Print nothing but the lines from the start of the listing below through the line that contains "d_my = [25.2, 21.8, 21.1, 20, 20, 20, 20, 18.9, 18]". Do not include the pictures.

SUPPLIED INFORMATION:
┄┄┄┄┄┄┄┄┄┄
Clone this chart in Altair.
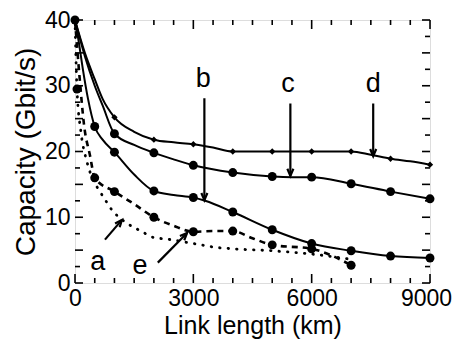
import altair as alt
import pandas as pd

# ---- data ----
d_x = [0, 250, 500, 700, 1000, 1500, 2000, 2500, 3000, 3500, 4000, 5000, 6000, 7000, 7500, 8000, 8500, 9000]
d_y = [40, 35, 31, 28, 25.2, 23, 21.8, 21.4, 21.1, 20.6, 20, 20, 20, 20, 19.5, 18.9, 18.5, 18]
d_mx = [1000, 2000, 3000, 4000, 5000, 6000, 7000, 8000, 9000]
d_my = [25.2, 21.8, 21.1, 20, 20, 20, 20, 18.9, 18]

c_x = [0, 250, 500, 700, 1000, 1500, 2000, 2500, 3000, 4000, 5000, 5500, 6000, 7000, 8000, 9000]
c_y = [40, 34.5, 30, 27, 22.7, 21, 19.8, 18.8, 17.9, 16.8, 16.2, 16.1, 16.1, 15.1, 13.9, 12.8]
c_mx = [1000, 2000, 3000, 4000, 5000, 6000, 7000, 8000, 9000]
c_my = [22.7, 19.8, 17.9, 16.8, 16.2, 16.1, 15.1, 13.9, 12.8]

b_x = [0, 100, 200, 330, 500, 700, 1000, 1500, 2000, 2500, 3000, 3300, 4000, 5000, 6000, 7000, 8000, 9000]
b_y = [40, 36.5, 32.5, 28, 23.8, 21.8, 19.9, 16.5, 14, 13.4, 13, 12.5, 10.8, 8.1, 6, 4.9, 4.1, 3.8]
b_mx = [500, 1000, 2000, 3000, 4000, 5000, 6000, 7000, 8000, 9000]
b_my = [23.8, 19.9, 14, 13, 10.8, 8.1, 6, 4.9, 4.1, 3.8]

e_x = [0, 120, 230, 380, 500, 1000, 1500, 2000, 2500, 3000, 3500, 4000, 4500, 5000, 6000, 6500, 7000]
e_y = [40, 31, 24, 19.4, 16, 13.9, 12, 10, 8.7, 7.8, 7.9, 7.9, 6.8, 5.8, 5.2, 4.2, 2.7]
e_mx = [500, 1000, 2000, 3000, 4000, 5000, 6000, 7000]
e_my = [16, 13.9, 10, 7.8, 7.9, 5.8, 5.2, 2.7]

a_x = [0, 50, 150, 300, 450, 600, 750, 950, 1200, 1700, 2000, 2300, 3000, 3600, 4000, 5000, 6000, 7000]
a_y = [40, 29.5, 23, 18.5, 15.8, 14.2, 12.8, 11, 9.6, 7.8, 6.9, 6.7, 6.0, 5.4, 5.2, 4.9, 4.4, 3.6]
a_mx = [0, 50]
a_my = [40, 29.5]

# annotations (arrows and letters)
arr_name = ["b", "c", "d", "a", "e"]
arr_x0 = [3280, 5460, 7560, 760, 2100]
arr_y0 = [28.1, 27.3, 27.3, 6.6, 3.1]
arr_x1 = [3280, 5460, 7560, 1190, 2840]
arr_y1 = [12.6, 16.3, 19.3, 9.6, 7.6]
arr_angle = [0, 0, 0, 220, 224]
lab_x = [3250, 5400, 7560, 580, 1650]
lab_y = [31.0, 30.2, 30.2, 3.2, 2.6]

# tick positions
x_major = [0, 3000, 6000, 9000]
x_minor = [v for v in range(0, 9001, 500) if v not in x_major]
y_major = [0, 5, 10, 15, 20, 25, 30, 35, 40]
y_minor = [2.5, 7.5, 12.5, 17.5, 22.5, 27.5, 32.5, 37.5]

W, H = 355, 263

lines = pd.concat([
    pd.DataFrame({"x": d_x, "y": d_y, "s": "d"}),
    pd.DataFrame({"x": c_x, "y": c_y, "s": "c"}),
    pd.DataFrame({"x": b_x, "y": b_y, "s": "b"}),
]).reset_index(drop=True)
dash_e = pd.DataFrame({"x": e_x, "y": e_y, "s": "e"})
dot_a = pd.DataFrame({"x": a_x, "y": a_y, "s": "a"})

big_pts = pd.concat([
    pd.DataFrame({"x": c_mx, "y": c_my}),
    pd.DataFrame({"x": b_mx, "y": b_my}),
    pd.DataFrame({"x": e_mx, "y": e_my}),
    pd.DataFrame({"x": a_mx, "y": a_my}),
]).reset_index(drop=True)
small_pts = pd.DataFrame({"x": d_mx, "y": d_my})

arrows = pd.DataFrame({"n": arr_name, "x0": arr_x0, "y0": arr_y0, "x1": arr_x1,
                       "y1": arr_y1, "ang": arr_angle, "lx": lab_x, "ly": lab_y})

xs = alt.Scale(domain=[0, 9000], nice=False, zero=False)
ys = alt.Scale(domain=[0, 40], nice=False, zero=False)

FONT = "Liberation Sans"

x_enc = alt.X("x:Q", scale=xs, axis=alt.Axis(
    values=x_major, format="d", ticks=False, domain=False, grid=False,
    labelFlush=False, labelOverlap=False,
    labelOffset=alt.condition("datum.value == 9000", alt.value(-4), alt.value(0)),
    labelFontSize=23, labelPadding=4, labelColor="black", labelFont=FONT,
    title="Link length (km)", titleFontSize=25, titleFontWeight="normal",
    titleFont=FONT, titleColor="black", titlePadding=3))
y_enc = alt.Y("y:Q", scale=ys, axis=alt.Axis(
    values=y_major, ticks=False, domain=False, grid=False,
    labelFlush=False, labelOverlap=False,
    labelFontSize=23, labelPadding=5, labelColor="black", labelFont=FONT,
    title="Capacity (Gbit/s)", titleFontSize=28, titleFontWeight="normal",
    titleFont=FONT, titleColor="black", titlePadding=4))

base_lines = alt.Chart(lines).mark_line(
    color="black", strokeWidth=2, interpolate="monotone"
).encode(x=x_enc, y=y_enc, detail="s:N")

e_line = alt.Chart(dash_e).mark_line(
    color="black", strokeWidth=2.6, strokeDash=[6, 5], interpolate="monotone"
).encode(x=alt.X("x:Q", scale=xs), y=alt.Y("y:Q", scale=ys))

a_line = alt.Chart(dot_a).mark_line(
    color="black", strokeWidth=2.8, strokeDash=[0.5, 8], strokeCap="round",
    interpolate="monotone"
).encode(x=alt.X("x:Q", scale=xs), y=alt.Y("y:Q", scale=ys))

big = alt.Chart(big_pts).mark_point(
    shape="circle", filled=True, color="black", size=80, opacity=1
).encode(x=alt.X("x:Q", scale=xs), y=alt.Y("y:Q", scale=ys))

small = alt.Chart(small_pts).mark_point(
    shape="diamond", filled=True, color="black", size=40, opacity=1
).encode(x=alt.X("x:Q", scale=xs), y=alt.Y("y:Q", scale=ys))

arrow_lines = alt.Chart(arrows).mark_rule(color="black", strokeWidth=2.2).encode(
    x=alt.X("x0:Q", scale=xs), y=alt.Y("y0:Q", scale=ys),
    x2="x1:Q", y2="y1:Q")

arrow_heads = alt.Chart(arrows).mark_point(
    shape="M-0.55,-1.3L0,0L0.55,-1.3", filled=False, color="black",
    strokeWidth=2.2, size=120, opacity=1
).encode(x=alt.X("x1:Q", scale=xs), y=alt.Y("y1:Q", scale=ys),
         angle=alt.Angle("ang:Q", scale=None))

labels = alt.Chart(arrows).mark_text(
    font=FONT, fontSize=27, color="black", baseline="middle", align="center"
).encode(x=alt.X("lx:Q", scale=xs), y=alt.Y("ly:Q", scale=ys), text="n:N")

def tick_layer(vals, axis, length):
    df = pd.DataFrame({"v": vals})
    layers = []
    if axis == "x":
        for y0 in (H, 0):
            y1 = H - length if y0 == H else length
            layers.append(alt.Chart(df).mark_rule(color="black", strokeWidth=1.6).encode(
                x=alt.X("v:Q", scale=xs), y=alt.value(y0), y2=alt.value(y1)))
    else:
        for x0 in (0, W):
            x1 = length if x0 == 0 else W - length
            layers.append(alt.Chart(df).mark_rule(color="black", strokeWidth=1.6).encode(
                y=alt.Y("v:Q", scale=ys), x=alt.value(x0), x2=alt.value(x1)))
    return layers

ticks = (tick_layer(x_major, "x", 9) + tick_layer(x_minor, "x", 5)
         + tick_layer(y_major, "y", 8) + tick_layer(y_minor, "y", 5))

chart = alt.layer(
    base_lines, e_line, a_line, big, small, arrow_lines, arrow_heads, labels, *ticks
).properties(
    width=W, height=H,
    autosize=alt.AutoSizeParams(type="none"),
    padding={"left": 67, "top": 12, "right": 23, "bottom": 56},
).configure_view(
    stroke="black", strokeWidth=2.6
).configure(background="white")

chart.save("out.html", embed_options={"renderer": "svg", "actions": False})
┄┄┄┄┄┄┄┄┄┄
COMPLETE RESPONSE:
Clone this chart in Altair.
import altair as alt
import pandas as pd

# ---- data ----
d_x = [0, 250, 500, 700, 1000, 1500, 2000, 2500, 3000, 3500, 4000, 5000, 6000, 7000, 7500, 8000, 8500, 9000]
d_y = [40, 35, 31, 28, 25.2, 23, 21.8, 21.4, 21.1, 20.6, 20, 20, 20, 20, 19.5, 18.9, 18.5, 18]
d_mx = [1000, 2000, 3000, 4000, 5000, 6000, 7000, 8000, 9000]
d_my = [25.2, 21.8, 21.1, 20, 20, 20, 20, 18.9, 18]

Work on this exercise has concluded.